NatSec Adviser: Coronavirus Almost Certainly Leaked From Wuhan Lab
In a very revealing conversation with British officials this weekend, U.S. National Security Adviser Matthew Pottinger said that intelligence points to the coronavirus having originated in a Wuhan laboratory and not the wet markets as the world thought for so long. In a Zoom call, Pottinger said, “There is a growing body of evidence that the lab is likely the most credible source of the virus.”
Pottinger told the British legislators that neither the U.S. nor the UK could afford to take seriously the investigations being performed by the World Health Organization.

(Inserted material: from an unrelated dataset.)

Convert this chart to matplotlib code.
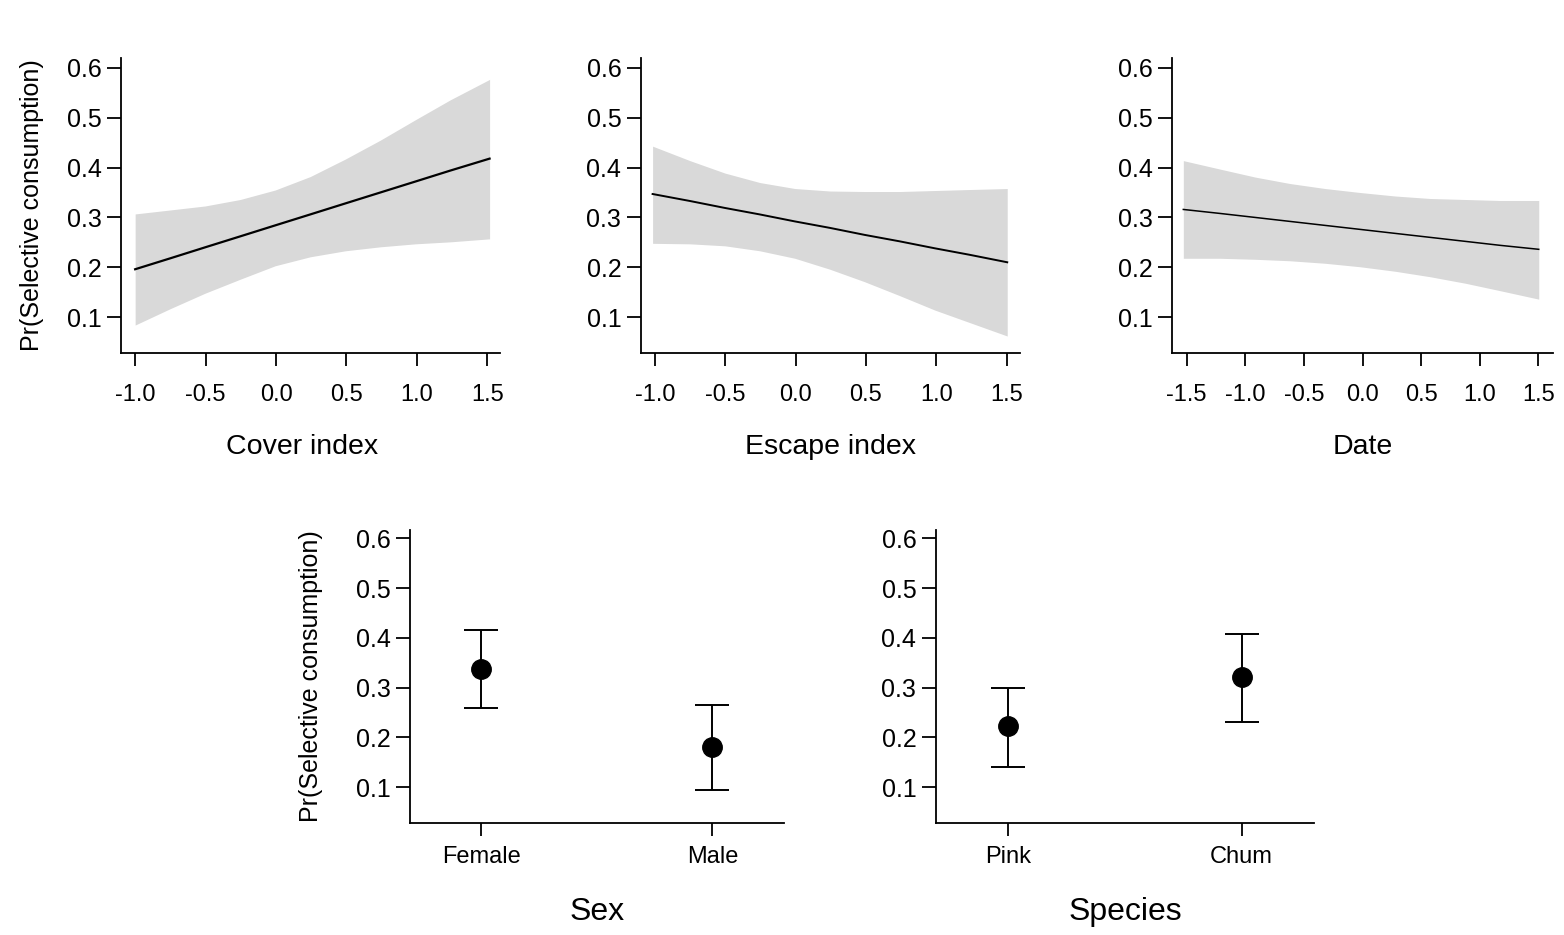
import matplotlib
matplotlib.use("Agg")
import matplotlib.pyplot as plt

plt.rcParams['font.family'] = ['Liberation Sans', 'DejaVu Sans']

# values
cover_x = [-1.0, -0.75, -0.503, -0.254, -0.006, 0.243, 0.491, 0.74, 0.989, 1.237, 1.516]
cover_fit = [0.196, 0.218, 0.240, 0.262, 0.284, 0.306, 0.328, 0.350, 0.372, 0.394, 0.418]
cover_hi = [0.307, 0.315, 0.323, 0.336, 0.355, 0.382, 0.417, 0.455, 0.496, 0.536, 0.577]
cover_lo = [0.084, 0.117, 0.148, 0.176, 0.203, 0.221, 0.233, 0.241, 0.247, 0.251, 0.257]

escape_x = [-1.016, -0.751, -0.502, -0.254, -0.005, 0.244, 0.49, 0.74, 0.99, 1.237, 1.504]
escape_fit = [0.347, 0.333, 0.319, 0.306, 0.292, 0.279, 0.265, 0.252, 0.238, 0.225, 0.210]
escape_hi = [0.443, 0.414, 0.389, 0.370, 0.358, 0.353, 0.352, 0.352, 0.354, 0.356, 0.358]
escape_lo = [0.248, 0.247, 0.243, 0.233, 0.218, 0.196, 0.171, 0.143, 0.114, 0.089, 0.062]

date_x = [-1.529, -1.216, -0.917, -0.619, -0.32, -0.021, 0.277, 0.576, 0.875, 1.173, 1.503]
date_fit = [0.316, 0.308, 0.300, 0.292, 0.284, 0.276, 0.268, 0.260, 0.252, 0.244, 0.236]
date_hi = [0.414, 0.397, 0.381, 0.368, 0.358, 0.350, 0.343, 0.338, 0.336, 0.334, 0.334]
date_lo = [0.218, 0.218, 0.216, 0.213, 0.208, 0.201, 0.192, 0.181, 0.168, 0.153, 0.136]

sex_levels = ['Female', 'Male']
sex_fit = [0.338, 0.180]
sex_lo = [0.260, 0.095]
sex_hi = [0.415, 0.265]

species_levels = ['Pink', 'Chum']
species_fit = [0.222, 0.322]
species_lo = [0.140, 0.230]
species_hi = [0.300, 0.407]

yticks = [0.1, 0.2, 0.3, 0.4, 0.5, 0.6]
ylab = 'Pr(Selective consumption)'
band_col = '#d9d9d9'

fig = plt.figure(figsize=(15.64, 9.35), dpi=100)


def style_axes(ax, xpad, xlen):
    for s in ['top', 'right']:
        ax.spines[s].set_visible(False)
    for s in ['left', 'bottom']:
        ax.spines[s].set_linewidth(1.3)
    ax.set_yticks(yticks)
    ax.set_yticklabels(['%.1f' % v for v in yticks])
    ax.tick_params(axis='y', length=10, width=1.3, pad=4, labelsize=18)
    ax.tick_params(axis='x', length=xlen, width=1.3, pad=xpad, labelsize=17)


def curve_panel(rect, x, fit, lo, hi, xlim, xticks, xlabel, lw, ylabel=False, labx=0.5):
    ax = fig.add_axes(rect)
    ax.fill_between(x, lo, hi, color=band_col, linewidth=0)
    ax.plot(x, fit, color='black', linewidth=lw)
    ax.set_xlim(*xlim)
    ax.set_ylim(0.028, 0.62)
    ax.set_xticks(xticks)
    ax.set_xticklabels(['%.1f' % v for v in xticks])
    style_axes(ax, 13, 9.5)
    ax.set_xlabel(xlabel, fontsize=20.5)
    ax.xaxis.set_label_coords(labx, -0.319)
    ax.xaxis.label.set_va('center')
    if ylabel:
        ax.set_ylabel(ylab, fontsize=18)
        ax.yaxis.set_label_coords(-0.236, 0.5)
        ax.yaxis.label.set_va('center')
    return ax


def point_panel(rect, levels, fit, lo, hi, xlabel, ylabel=False):
    ax = fig.add_axes(rect)
    xs = list(range(len(levels)))
    err = [[f - l for f, l in zip(fit, lo)], [h - f for f, h in zip(fit, hi)]]
    ax.errorbar(xs, fit, yerr=err, fmt='o', color='black', markersize=14,
                elinewidth=1.4, capsize=12, capthick=1.4)
    ax.set_xlim(-0.31, 1.31)
    ax.set_ylim(0.028, 0.617)
    ax.set_xticks(xs)
    ax.set_xticklabels(levels)
    style_axes(ax, 7, 9.5)
    ax.set_xlabel(xlabel, fontsize=23)
    ax.xaxis.set_label_coords(0.5, -0.304)
    ax.xaxis.label.set_va('center')
    if ylabel:
        ax.set_ylabel(ylab, fontsize=18)
        ax.yaxis.set_label_coords(-0.264, 0.5)
        ax.yaxis.label.set_va('center')
    return ax


curve_panel([0.0774, 0.6225, 0.2423, 0.3155], cover_x, cover_fit, cover_lo, cover_hi,
            (-1.1, 1.59), [-1.0, -0.5, 0.0, 0.5, 1.0, 1.5], 'Cover index', 1.6,
            ylabel=True, labx=0.477)
curve_panel([0.4097, 0.6225, 0.2425, 0.3155], escape_x, escape_fit, escape_lo, escape_hi,
            (-1.1, 1.595), [-1.0, -0.5, 0.0, 0.5, 1.0, 1.5], 'Escape index', 1.4)
curve_panel([0.7494, 0.6225, 0.2436, 0.3155], date_x, date_fit, date_lo, date_hi,
            (-1.625, 1.625), [-1.5, -1.0, -0.5, 0.0, 0.5, 1.0, 1.5], 'Date', 1.1)

point_panel([0.2621, 0.1198, 0.2391, 0.3134], sex_levels, sex_fit, sex_lo, sex_hi,
            'Sex', ylabel=True)
point_panel([0.5983, 0.1198, 0.2419, 0.3134], species_levels, species_fit, species_lo,
            species_hi, 'Species')

fig.savefig('out.png', dpi=100)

“MPs around the world have a moral role to play in exposing the WHO investigation as a Potemkin exercise,” Pottinger said. “Even establishment figures in Beijing have openly dismissed the wet market story.”
Pinpointing the origin of the virus as a lab leak is not the same as saying it was madmade, which is a theory that has been widely dismissed by public health officials and scientists. However, even if the virus is naturally-occuring, putting the blame on the Wuhan lab changes things considerably. It’s one thing to blame the CCP for their failure to impose stricter health requirements on the open-air wet markets in Wuhan. It’s quite another to identify a serious security lapse at a major disease laboratory.
In remarks to the Daily Mail, former Tory Party leader Iain Duncan Smith said that UK officials have every reason to take seriously the possibility that China allowed this virus to escape from their lab.
“I was told the US have an ex-scientist from the laboratory in America at the moment,” Smith said. “That was what I heard a few weeks ago. I was led to believe this is how they have been able to stiffen up their position on how this outbreak originated.
“The truth is there are people who have been in those labs who maintain that this is the case,” Smith continued. “We don’t know what they have been doing in that laboratory. They may well have been fiddling with bat coronaviruses and looking at them and they made a mistake. I’ve spoken to various people who believe that to be the case.”
Chinese officials, meanwhile, continue to insist that the virus came neither from the wet markets nor the Wuhan Institute of Virology. In an interview with NBC News this summer, the lab’s vice director said that scientists at the facility only got samples of the virus after the disease had begun to spread.
“I have repeatedly emphasized that it was on Dec. 30 that we got contact with the samples of SARS-like pneumonia or pneumonia of unknown cause sent from the hospital,” he said. “We have not encountered the novel coronavirus before that, and without this virus, there is no way that it is leaked from the lab.”
Unfortunately, due to the closed nature of China’s government (and the placating nature of our incoming president), we may never know the truth for sure. Which, of course, makes it ever more likely that this will happen again.